Preliminarmente, la Corte osserva che l’interesse dell’utente, ed in particolare di quello che paga il canone, non è soltanto quello di vedere tutelata l’integrità del patrimonio della RAI, in quanto di proprietà dello Stato, bensì e soprattutto, che sia assicurato che l’utilizzo dei fondi pubblici, destinati al finanziamento del servizio pubblico radiotelevisivo, avvenga nel rispetto dei principi di correttezza e trasparenza e che la relativa gestione sia ispirata ai fondamentali canoni di efficacia, efficienza ed economicità.
L’assetto organizzativo della RAI, inoltre, appare alla Corte eccessivamente rigido e, quindi, inadatto ai mutamenti del mercato. I costi della struttura assorbono quote sempre crescenti delle risorse. Peraltro, trattandosi di costi tendenzialmente fissi, non è ipotizzabile una loro contrazione nel breve periodo, se non con interventi di portata straordinaria. Alcune spese sono influenzate da meccanismi esogeni di crescita automatica e quindi difficilmente governabili dagli organi amministrativi della società.

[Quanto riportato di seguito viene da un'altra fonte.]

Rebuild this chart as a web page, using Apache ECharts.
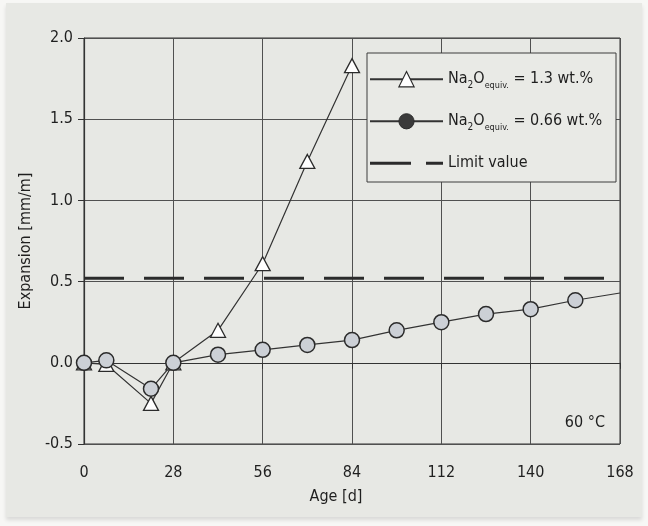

Per di più, secondo la Corte, l’andamento dei costi aziendali è fortemente condizionato dalla pletorica struttura organizzativa che prevede 20 sedi regionali e 4 centri di produzione. Tale articolazione territoriale, non solo produce l’effetto di un appesantimento del complesso immobiliare della Concessionaria, ignoto agli altri operatori del settore, ma implica l’esigenza di un costante processo di ammodernamento e di rinnovo, soprattutto degli apparati tecnici, e di supporto presso le sedi periferiche.
La contabilità separata, poi – che serve a rilevare i costi ed i ricavi da imputare al servizio pubblico radiotelevisivo, enucleandoli dalla contabilità generale dell’Azienda – andrebbe inclusa, ad avviso della Corte, nel bilancio d’esercizio, al fine di fornire un’informazione assai più completa sull’andamento della gestione della società concessionaria del servizio pubblico, offrendo la possibilità a chi ne ha interesse di confrontare i dati della contabilità stessa con quelli del bilancio d’esercizio cui si riferisce.
Sono, queste, le stesse cose che chiedono da tempo le associazioni dei consumatori che, invece, si sono viste rifiutare più volte l’accesso agli atti della Rai, mirato a verificare il regolare utilizzo delle risorse provenienti dal finanziamento pubblico.
E’, pertanto, l’ora di mettere ordine e garantire trasparenza ai conti della concessionaria e la decisione governativa di prevedere la stabile presenza di un magistrato contabile alle sedute del Consiglio di Amministrazione dell’azienda va interpretata come la reale volontà di agire proprio in questa direzione.